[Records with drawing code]
_____
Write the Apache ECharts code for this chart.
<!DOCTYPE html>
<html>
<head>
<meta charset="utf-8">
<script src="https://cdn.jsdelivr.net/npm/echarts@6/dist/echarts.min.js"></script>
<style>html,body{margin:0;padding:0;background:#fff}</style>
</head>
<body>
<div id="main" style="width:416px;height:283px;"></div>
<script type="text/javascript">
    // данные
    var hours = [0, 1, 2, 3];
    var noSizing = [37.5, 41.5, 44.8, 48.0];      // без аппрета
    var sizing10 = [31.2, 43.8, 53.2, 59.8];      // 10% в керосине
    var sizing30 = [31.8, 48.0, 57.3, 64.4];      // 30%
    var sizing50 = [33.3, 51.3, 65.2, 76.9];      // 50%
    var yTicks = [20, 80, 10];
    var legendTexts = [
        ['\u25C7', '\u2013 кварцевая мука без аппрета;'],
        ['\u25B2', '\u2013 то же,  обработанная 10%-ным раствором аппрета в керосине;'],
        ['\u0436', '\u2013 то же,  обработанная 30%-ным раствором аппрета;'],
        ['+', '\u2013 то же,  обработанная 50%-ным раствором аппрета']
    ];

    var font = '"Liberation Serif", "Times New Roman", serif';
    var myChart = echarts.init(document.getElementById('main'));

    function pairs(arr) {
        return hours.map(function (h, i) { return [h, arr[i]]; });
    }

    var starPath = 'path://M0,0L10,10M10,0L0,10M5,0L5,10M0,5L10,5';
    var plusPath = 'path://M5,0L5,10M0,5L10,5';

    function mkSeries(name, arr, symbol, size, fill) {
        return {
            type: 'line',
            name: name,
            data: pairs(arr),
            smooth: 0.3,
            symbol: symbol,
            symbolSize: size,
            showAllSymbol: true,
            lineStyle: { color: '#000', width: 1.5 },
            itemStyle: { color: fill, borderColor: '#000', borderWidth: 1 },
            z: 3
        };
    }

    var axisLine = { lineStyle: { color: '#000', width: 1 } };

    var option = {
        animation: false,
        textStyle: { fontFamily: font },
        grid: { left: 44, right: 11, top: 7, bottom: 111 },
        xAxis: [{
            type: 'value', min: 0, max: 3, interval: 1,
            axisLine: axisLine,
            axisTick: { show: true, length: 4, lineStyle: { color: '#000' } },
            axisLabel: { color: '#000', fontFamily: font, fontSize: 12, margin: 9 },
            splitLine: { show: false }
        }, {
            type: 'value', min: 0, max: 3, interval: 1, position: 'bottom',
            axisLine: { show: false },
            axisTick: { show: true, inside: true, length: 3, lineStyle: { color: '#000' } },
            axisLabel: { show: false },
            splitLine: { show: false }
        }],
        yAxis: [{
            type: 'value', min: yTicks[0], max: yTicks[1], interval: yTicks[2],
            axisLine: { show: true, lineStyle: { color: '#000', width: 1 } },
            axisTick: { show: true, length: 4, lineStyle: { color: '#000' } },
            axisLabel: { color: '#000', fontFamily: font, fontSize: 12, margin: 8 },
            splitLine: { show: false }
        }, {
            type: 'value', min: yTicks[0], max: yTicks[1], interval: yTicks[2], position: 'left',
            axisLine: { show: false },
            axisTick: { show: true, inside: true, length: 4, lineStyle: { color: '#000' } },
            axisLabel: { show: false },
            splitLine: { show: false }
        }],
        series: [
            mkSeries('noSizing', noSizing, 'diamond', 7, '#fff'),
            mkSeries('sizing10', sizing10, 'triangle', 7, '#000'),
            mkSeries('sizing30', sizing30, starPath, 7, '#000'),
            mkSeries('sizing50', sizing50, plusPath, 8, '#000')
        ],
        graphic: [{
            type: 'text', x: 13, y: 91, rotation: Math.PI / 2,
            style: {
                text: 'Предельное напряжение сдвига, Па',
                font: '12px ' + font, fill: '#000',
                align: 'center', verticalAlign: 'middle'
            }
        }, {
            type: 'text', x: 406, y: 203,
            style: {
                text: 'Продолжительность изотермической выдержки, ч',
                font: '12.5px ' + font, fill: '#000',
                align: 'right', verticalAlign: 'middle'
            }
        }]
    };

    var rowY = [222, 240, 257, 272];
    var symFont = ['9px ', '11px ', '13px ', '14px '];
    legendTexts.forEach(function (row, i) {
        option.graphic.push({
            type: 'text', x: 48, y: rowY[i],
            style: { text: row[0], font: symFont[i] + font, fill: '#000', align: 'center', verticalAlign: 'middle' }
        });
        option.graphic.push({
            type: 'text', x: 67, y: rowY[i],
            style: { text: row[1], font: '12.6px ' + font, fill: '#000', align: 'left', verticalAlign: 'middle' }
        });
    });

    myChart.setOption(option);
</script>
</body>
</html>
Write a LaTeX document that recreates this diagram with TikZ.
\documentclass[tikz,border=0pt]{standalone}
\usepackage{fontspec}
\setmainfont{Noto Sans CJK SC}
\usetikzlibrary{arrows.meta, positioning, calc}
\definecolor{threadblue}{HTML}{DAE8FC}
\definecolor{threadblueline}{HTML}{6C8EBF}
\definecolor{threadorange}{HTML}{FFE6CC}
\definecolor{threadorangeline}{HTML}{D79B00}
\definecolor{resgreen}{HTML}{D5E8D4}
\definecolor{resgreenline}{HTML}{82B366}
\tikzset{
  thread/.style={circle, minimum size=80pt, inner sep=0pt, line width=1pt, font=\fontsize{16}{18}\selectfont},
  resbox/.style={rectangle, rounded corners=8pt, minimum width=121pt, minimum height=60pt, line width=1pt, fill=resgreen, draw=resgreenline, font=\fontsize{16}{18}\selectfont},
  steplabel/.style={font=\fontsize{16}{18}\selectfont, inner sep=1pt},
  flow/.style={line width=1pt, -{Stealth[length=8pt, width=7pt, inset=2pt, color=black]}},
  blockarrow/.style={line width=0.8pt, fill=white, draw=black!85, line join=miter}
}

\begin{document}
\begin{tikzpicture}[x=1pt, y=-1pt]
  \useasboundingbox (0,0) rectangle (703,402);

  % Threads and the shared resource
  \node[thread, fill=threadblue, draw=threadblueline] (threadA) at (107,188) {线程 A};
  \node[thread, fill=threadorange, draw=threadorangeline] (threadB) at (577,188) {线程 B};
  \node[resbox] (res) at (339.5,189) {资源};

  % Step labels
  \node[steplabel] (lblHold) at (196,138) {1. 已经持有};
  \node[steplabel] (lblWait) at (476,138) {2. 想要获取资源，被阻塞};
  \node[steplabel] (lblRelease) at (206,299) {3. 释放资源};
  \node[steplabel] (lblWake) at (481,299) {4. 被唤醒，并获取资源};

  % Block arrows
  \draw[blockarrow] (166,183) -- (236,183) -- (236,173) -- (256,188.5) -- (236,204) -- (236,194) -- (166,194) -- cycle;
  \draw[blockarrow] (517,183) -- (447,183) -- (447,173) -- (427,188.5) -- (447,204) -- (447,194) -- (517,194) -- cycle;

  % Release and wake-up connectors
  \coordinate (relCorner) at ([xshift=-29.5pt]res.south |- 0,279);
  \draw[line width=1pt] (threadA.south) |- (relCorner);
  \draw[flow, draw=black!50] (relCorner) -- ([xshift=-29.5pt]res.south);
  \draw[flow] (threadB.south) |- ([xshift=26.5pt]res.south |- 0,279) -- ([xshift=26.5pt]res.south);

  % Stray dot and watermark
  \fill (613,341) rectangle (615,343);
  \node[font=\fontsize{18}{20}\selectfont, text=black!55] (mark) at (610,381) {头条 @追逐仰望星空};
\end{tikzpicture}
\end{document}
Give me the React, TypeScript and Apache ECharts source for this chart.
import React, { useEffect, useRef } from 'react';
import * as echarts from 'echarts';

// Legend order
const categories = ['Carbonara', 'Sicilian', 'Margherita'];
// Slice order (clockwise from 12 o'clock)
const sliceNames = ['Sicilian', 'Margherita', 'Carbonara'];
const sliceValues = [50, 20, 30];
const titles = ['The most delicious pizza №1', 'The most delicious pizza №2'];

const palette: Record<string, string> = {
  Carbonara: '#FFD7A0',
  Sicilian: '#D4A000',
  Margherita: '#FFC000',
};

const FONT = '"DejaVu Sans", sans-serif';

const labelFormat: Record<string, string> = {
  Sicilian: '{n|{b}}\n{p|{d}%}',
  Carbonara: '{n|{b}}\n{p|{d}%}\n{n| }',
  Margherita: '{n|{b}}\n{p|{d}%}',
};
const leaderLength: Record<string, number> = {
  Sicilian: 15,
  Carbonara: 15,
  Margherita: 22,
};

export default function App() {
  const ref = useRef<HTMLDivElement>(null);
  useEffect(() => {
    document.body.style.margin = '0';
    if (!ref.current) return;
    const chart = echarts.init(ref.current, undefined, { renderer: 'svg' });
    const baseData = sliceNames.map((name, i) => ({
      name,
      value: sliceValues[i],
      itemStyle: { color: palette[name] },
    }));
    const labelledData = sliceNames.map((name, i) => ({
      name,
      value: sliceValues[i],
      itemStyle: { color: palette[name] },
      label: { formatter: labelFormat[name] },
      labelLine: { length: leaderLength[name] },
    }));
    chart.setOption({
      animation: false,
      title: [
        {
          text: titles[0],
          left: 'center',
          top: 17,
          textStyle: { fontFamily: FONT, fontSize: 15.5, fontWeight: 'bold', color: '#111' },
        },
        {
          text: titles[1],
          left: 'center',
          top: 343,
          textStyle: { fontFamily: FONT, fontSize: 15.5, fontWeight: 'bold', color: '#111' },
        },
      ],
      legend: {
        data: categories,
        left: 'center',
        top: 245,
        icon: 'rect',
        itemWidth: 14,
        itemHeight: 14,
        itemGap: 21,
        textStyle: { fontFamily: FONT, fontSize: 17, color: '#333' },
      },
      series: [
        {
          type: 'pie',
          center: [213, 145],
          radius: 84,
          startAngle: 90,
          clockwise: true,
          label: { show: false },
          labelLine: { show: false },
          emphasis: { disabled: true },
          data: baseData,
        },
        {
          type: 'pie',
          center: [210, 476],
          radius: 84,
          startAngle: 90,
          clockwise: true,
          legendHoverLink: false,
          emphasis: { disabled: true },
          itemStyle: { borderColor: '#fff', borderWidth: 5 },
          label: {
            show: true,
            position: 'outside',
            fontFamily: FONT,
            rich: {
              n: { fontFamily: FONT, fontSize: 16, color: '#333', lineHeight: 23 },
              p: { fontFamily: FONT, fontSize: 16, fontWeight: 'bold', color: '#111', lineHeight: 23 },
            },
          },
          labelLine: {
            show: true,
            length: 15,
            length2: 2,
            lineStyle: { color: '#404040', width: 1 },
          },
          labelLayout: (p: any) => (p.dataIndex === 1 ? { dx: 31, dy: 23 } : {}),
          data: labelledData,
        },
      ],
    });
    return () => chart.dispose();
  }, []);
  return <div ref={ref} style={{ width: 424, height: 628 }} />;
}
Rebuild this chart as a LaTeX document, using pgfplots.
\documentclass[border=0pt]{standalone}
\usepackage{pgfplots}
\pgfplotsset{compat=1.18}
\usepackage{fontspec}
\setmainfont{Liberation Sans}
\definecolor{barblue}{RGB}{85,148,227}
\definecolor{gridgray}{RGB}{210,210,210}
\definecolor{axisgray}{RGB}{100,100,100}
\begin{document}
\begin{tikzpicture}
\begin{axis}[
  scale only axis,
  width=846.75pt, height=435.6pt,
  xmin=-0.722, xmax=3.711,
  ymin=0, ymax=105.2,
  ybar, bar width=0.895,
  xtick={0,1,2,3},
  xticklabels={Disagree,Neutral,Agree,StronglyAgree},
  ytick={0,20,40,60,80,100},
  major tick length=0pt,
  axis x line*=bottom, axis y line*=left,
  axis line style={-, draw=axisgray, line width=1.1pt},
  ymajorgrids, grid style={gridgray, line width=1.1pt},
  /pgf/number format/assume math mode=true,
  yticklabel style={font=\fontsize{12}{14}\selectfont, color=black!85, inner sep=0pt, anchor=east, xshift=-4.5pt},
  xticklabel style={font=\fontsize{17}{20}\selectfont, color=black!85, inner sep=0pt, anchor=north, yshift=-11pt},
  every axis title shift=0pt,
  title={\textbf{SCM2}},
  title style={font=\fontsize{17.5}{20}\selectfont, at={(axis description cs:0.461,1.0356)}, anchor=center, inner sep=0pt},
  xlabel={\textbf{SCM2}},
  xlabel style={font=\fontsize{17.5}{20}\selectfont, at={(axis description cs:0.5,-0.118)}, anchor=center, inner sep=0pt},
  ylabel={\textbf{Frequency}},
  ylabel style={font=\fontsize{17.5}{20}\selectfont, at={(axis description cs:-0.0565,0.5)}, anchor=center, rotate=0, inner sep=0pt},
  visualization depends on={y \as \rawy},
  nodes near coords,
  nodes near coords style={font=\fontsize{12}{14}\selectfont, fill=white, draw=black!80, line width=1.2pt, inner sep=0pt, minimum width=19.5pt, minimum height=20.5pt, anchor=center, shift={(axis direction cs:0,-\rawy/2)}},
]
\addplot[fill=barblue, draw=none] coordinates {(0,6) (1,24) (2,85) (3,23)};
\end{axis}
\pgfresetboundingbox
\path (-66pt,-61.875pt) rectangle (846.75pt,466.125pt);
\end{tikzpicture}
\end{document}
_____
## Work to be completed:
In the records above, collect each line with "Apache".

## Response:
Write the Apache ECharts code for this chart.
Give me the React, TypeScript and Apache ECharts source for this chart.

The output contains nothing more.